## Start

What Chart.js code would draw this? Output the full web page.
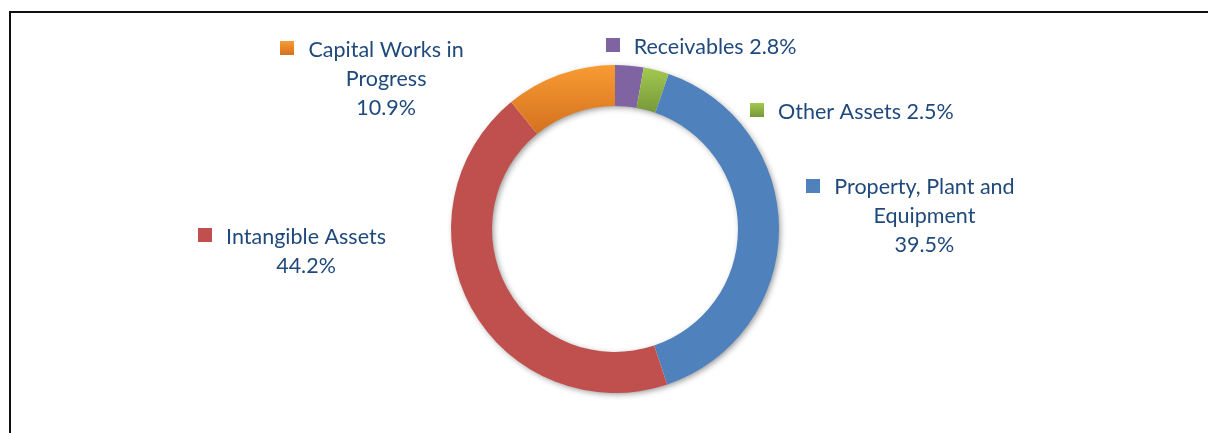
<!DOCTYPE html>
<html>
<head>
<meta charset="utf-8">
<script src="https://cdn.jsdelivr.net/npm/chart.js@4.4.1/dist/chart.umd.min.js"></script>
<style>
  body { margin: 0; background: #fff; }
  #wrap { position: relative; width: 1208px; height: 433px; overflow: hidden; }
  #frame { position: absolute; left: 9px; top: 11px; right: -4px; bottom: -10px;
           border-left: 2px solid #111; border-top: 2px solid #111; }
  canvas { position: absolute; left: 0; top: 0; }
</style>
</head>
<body>
<div id="wrap">
  <div id="frame"></div>
  <canvas id="assetsChart" width="1208" height="433"></canvas>
</div>
<script>
const categories = ['Receivables', 'Other Assets', 'Property, Plant and Equipment', 'Intangible Assets', 'Capital Works in Progress'];
const shares = [2.8, 2.5, 39.5, 44.2, 10.9];
const sliceColors = ['#8064A2', '#9BBB59', '#4F81BD', '#C0504D', '#F79646'];
// top / bottom stops for slices with a gradient fill
const gradientStops = [null, ['#A3C94F', '#76983A'], null, null, ['#F99B33', '#D3711F']];

// label block centre, relative to the ring centre, in outer radii
const labelPos = [[0.61, -1.12], [1.53, -0.725], [1.887, -0.085], [-1.884, 0.127], [-1.396, -0.925]];
const labelFont = '21.5px Lato';
const lineHeight = 29;
const textNudge = 1.5;
const wrapWidth = 205;
const keySize = 14;
const textColor = '#1F497D';
const CUTOUT = 0.75;

// vertical extent of an annular sector
function sectorYRange(cy, r0, r1, a0, a1) {
  const ys = [a0, a1].flatMap(a => [cy + r0 * Math.sin(a), cy + r1 * Math.sin(a)]);
  let top = Math.min(...ys), bottom = Math.max(...ys);
  const has = a => {
    const t = ((a - a0) % (2 * Math.PI) + 2 * Math.PI) % (2 * Math.PI);
    return t <= a1 - a0;
  };
  if (has(-Math.PI / 2)) top = cy - r1;
  if (has(Math.PI / 2)) bottom = cy + r1;
  return [top, bottom];
}

function sliceFill(c) {
  const i = c.dataIndex;
  const stops = gradientStops[i];
  const area = c.chart.chartArea;
  if (!stops || !area) return sliceColors[i];
  const total = shares.reduce((s, v) => s + v, 0);
  const before = shares.slice(0, i).reduce((s, v) => s + v, 0);
  const a0 = -Math.PI / 2 + before / total * 2 * Math.PI;
  const a1 = a0 + shares[i] / total * 2 * Math.PI;
  const r1 = Math.min(area.width, area.height) / 2;
  const cy = (area.top + area.bottom) / 2;
  const [y0, y1] = sectorYRange(cy, r1 * CUTOUT, r1, a0, a1);
  const g = c.chart.ctx.createLinearGradient(0, y0, 0, y1);
  g.addColorStop(0, stops[0]);
  g.addColorStop(1, stops[1]);
  return g;
}

// soft drop shadow under the whole ring
const ringShadow = {
  id: 'ringShadow',
  beforeDatasetsDraw(chart) {
    const arc = chart.getDatasetMeta(0).data[0];
    const ctx = chart.ctx;
    ctx.save();
    ctx.shadowColor = 'rgba(0,0,0,0.45)';
    ctx.shadowBlur = 6;
    ctx.shadowOffsetX = 2;
    ctx.shadowOffsetY = 2;
    ctx.fillStyle = '#fff';
    ctx.beginPath();
    ctx.arc(arc.x, arc.y, arc.outerRadius - 1, 0, Math.PI * 2);
    ctx.arc(arc.x, arc.y, arc.innerRadius + 1, 0, Math.PI * 2, true);
    ctx.fill();
    ctx.restore();
  }
};

function labelLines(ctx, name, pct) {
  if (ctx.measureText(name + ' ' + pct).width <= wrapWidth) return [name + ' ' + pct];
  const lines = [];
  let cur = '';
  name.split(' ').forEach(w => {
    const t = cur ? cur + ' ' + w : w;
    if (cur && ctx.measureText(t).width > wrapWidth) { lines.push(cur); cur = w; }
    else cur = t;
  });
  lines.push(cur, pct);
  return lines;
}

// category name + share, with a colour key, beside each slice
const sliceLabels = {
  id: 'sliceLabels',
  afterDatasetsDraw(chart) {
    const ctx = chart.ctx;
    const arc = chart.getDatasetMeta(0).data[0];
    const r = arc.outerRadius;
    ctx.save();
    ctx.font = labelFont;
    ctx.textAlign = 'center';
    ctx.textBaseline = 'middle';
    categories.forEach((name, i) => {
      const lines = labelLines(ctx, name, shares[i].toFixed(1) + '%');
      const tx = arc.x + labelPos[i][0] * r;
      const top = arc.y + labelPos[i][1] * r - (lines.length - 1) * lineHeight / 2;
      ctx.fillStyle = textColor;
      lines.forEach((t, k) => ctx.fillText(t, tx, top + textNudge + k * lineHeight));
      const w0 = ctx.measureText(lines[0]).width;
      const kx = Math.round(tx - w0 / 2 - 14 - keySize);
      const ky = Math.round(top - keySize / 2);
      const stops = gradientStops[i];
      if (stops) {
        const g = ctx.createLinearGradient(0, ky, 0, ky + keySize);
        g.addColorStop(0, stops[0]);
        g.addColorStop(1, stops[1]);
        ctx.fillStyle = g;
      } else {
        ctx.fillStyle = sliceColors[i];
      }
      ctx.fillRect(kx, ky, keySize, keySize);
    });
    ctx.restore();
  }
};

const ctx = document.getElementById('assetsChart').getContext('2d');
const assetsChart = new Chart(ctx, {
  type: 'doughnut',
  data: {
    labels: categories,
    datasets: [{
      data: shares,
      backgroundColor: sliceFill,
      borderWidth: 0
    }]
  },
  options: {
    responsive: false,
    animation: false,
    devicePixelRatio: 1,
    cutout: (CUTOUT * 100) + '%',
    layout: { padding: { left: 451, right: 429, top: 65, bottom: 40 } },
    plugins: {
      legend: { display: false },
      tooltip: { enabled: false }
    }
  },
  plugins: [ringShadow, sliceLabels]
});
</script>
</body>
</html>
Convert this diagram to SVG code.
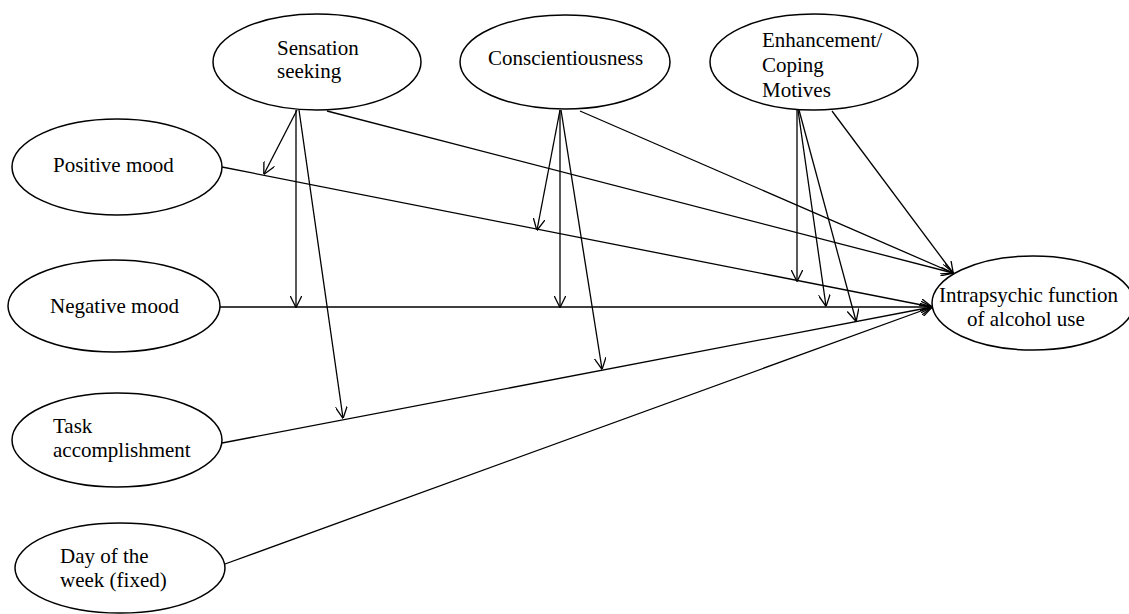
<svg xmlns="http://www.w3.org/2000/svg" width="1129" height="614" viewBox="0 0 1129 614">
<style>
  .node ellipse { fill: #fff; stroke: #000; stroke-width: 1.5; }
  .node text { font-size: 21px; fill: #000; }
  .conn line { stroke: #000; stroke-width: 1.3; fill: none; marker-end: url(#arr); }
</style>
<defs>
  <marker id="arr" viewBox="0 0 12 12" refX="11.5" refY="6" markerWidth="12" markerHeight="12" markerUnits="userSpaceOnUse" orient="auto">
    <path d="M0,0 L12,6 L0,12" fill="none" stroke="#000" stroke-width="1.3"/>
  </marker>
</defs>
<rect width="1129" height="614" fill="#fff"/>

<g id="connectors" class="conn">
  <!-- direct paths to outcome -->
  <line x1="222" y1="167" x2="932" y2="307"/>
  <line x1="220" y1="307" x2="932" y2="307"/>
  <line x1="222" y1="443" x2="932" y2="307"/>
  <line x1="225" y1="564" x2="932" y2="307"/>
  <line x1="327" y1="111" x2="953" y2="273"/>
  <line x1="580" y1="111" x2="953" y2="273"/>
  <line x1="832" y1="111" x2="953" y2="273"/>
  <!-- Sensation seeking moderations -->
  <line x1="297" y1="110" x2="264" y2="174"/>
  <line x1="296" y1="110" x2="296" y2="307"/>
  <line x1="299" y1="110" x2="343" y2="418"/>
  <!-- Conscientiousness moderations -->
  <line x1="560" y1="110" x2="537" y2="230"/>
  <line x1="560" y1="110" x2="560" y2="307"/>
  <line x1="561" y1="110" x2="602" y2="369"/>
  <!-- Enhancement/Coping moderations -->
  <line x1="797" y1="110" x2="797" y2="281"/>
  <line x1="798" y1="110" x2="826" y2="306"/>
  <line x1="799" y1="110" x2="856" y2="321"/>
</g>

<g id="sensation" class="node" font-family="'Liberation Serif', 'DejaVu Serif', serif">
  <ellipse cx="317" cy="62" rx="104" ry="48"/>
  <text x="277" y="55">Sensation</text>
  <text x="277" y="78">seeking</text>
</g>
<g id="conscientiousness" class="node" font-family="'Liberation Serif', 'DejaVu Serif', serif">
  <ellipse cx="565" cy="62" rx="105" ry="47"/>
  <text x="488" y="65">Conscientiousness</text>
</g>
<g id="enhancement" class="node" font-family="'Liberation Serif', 'DejaVu Serif', serif">
  <ellipse cx="814" cy="62" rx="104" ry="48"/>
  <text x="762" y="47" font-size="20">Enhancement/</text>
  <text x="762" y="72" font-size="20">Coping</text>
  <text x="762" y="97" font-size="20">Motives</text>
</g>
<g id="positive" class="node" font-family="'Liberation Serif', 'DejaVu Serif', serif">
  <ellipse cx="117" cy="167" rx="105" ry="48"/>
  <text x="53" y="172">Positive mood</text>
</g>
<g id="negative" class="node" font-family="'Liberation Serif', 'DejaVu Serif', serif">
  <ellipse cx="114" cy="306" rx="106" ry="46"/>
  <text x="50" y="313">Negative mood</text>
</g>
<g id="task" class="node" font-family="'Liberation Serif', 'DejaVu Serif', serif">
  <ellipse cx="117" cy="440" rx="105" ry="47"/>
  <text x="53" y="433">Task</text>
  <text x="53" y="457">accomplishment</text>
</g>
<g id="day" class="node" font-family="'Liberation Serif', 'DejaVu Serif', serif">
  <ellipse cx="120" cy="568" rx="105" ry="45"/>
  <text x="60" y="563">Day of the</text>
  <text x="60" y="587">week (fixed)</text>
</g>
<g id="outcome" class="node" font-family="'Liberation Serif', 'DejaVu Serif', serif">
  <ellipse cx="1033" cy="303" rx="101" ry="47"/>
  <text x="939" y="302" font-size="22">Intrapsychic function</text>
  <text x="967" y="326" font-size="22">of alcohol use</text>
</g>
</svg>
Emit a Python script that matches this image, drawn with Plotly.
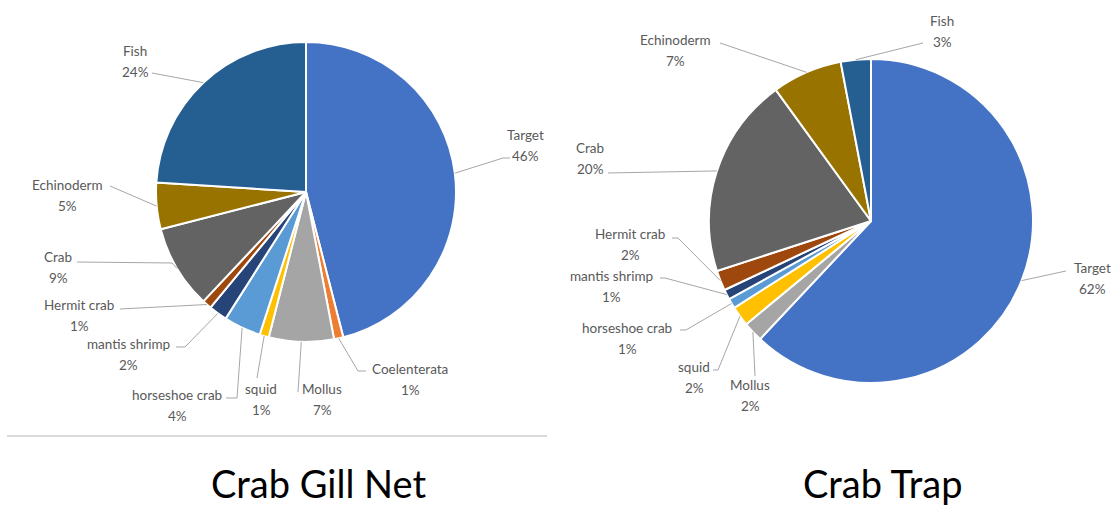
import math
import plotly.graph_objects as go

W, H = 1115, 506

# ---- data ----
categories = ["Target", "Coelenterata", "Mollus", "squid", "horseshoe crab",
              "mantis shrimp", "Hermit crab", "Crab", "Echinoderm", "Fish"]
gill_net_pct = [46, 1, 7, 1, 4, 2, 1, 9, 5, 24]
crab_trap_pct = [62, 0, 2, 2, 1, 1, 2, 20, 7, 3]
chart_titles = ["Crab Gill Net", "Crab Trap"]

# ---- styling ----
slice_colors = {
    "Target": "#4472C4", "Coelenterata": "#ED7D31", "Mollus": "#A5A5A5",
    "squid": "#FFC000", "horseshoe crab": "#5B9BD5", "mantis shrimp": "#264478",
    "Hermit crab": "#9E480E", "Crab": "#636363", "Echinoderm": "#997300",
    "Fish": "#255E91",
}
LABEL_FONT = dict(family="Lato, Open Sans, sans-serif", size=13.5, color="#595959")
TITLE_FONT = dict(family="Lato, Open Sans, sans-serif", size=38, color="#000000")
LEADER_COLOR = "#A6A6A6"

# pie placement in pixels: centre x, centre y, radius
pie_geom = [(306, 192, 150), (871, 221, 162)]

# label placement in pixels: (name centre x, name centre y, leader end x, leader end y, elbow or None)
label_layout = [
    {
        "Target": (525, 135, 510, 158, (503, 158)),
        "Coelenterata": (410, 369, 366, 371, (358, 371)),
        "Mollus": (322, 389, 298, 392, None),
        "squid": (261, 389, 257, 378, None),
        "horseshoe crab": (177, 395, 226, 398, (237, 398)),
        "mantis shrimp": (128, 344, 176, 347, (185, 347)),
        "Hermit crab": (79, 305, 120, 309, None),
        "Crab": (58, 257, 77, 262, (172, 263)),
        "Echinoderm": (67, 185, 110, 186, None),
        "Fish": (135, 51, 152, 73, None),
    },
    {
        "Target": (1092, 268, 1066, 271, None),
        "Mollus": (750, 385, 755, 376, None),
        "squid": (694, 367, 713, 370, (718, 370)),
        "horseshoe crab": (627, 328, 680, 330, (686, 330)),
        "mantis shrimp": (611, 276, 660, 278, (665, 278)),
        "Hermit crab": (630, 234, 672, 238, (678, 238)),
        "Crab": (590, 148, 608, 173, None),
        "Echinoderm": (675, 40, 720, 43, None),
        "Fish": (942, 21, 923, 43, None),
    },
]
PCT_LINE_GAP = 21  # pixels between name line and percentage line
title_pos = [(318, 483), (883, 483)]


def px(x):
    return x / W


def py(y):
    return 1 - y / H


fig = go.Figure()
annotations = []
shapes = []

for idx, values in enumerate([gill_net_pct, crab_trap_pct]):
    cx, cy, r = pie_geom[idx]
    labels = [c for c, v in zip(categories, values) if v > 0]
    vals = [v for v in values if v > 0]
    fig.add_trace(go.Pie(
        labels=labels, values=vals, sort=False, direction="clockwise", rotation=0,
        marker=dict(colors=[slice_colors[c] for c in labels],
                    line=dict(color="#FFFFFF", width=2)),
        textinfo="none", hoverinfo="label+percent", showlegend=False,
        domain=dict(x=[px(cx - r), px(cx + r)], y=[py(cy + r), py(cy - r)]),
    ))

    total = sum(vals)
    cum = 0
    for cat, v in zip(labels, vals):
        mid = (cum + v / 2) / total * 2 * math.pi
        cum += v
        ex = cx + r * math.sin(mid)
        ey = cy - r * math.cos(mid)
        tx, ty, ax, ay, elbow = label_layout[idx][cat]
        pts = [(ex, ey)] + ([elbow] if elbow else []) + [(ax, ay)]
        path = "M " + " L ".join(f"{px(x):.5f},{py(y):.5f}" for x, y in pts)
        shapes.append(dict(type="path", path=path, xref="paper", yref="paper",
                           line=dict(color=LEADER_COLOR, width=1)))
        annotations.append(dict(x=px(tx), y=py(ty), xref="paper", yref="paper",
                                text=cat, showarrow=False, font=LABEL_FONT,
                                xanchor="center", yanchor="middle"))
        annotations.append(dict(x=px(tx), y=py(ty + PCT_LINE_GAP), xref="paper", yref="paper",
                                text=f"{round(v / total * 100)}%", showarrow=False,
                                font=LABEL_FONT, xanchor="center", yanchor="middle"))

    tx, ty = title_pos[idx]
    annotations.append(dict(x=px(tx), y=py(ty), xref="paper", yref="paper",
                            text=chart_titles[idx], showarrow=False, font=TITLE_FONT,
                            xanchor="center", yanchor="middle"))

# thin separator under the left chart
shapes.append(dict(type="line", xref="paper", yref="paper",
                   x0=px(7), x1=px(547), y0=py(436), y1=py(436),
                   line=dict(color="#D9D9D9", width=2)))

fig.update_layout(
    width=W, height=H, margin=dict(l=0, r=0, t=0, b=0),
    paper_bgcolor="#FFFFFF", plot_bgcolor="#FFFFFF",
    annotations=annotations, shapes=shapes,
)

fig.write_html("out.html")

## End

■ **What you will do**
Your answer should be a single number: the count of lines in the data that include the word "with".

■ **Output**
3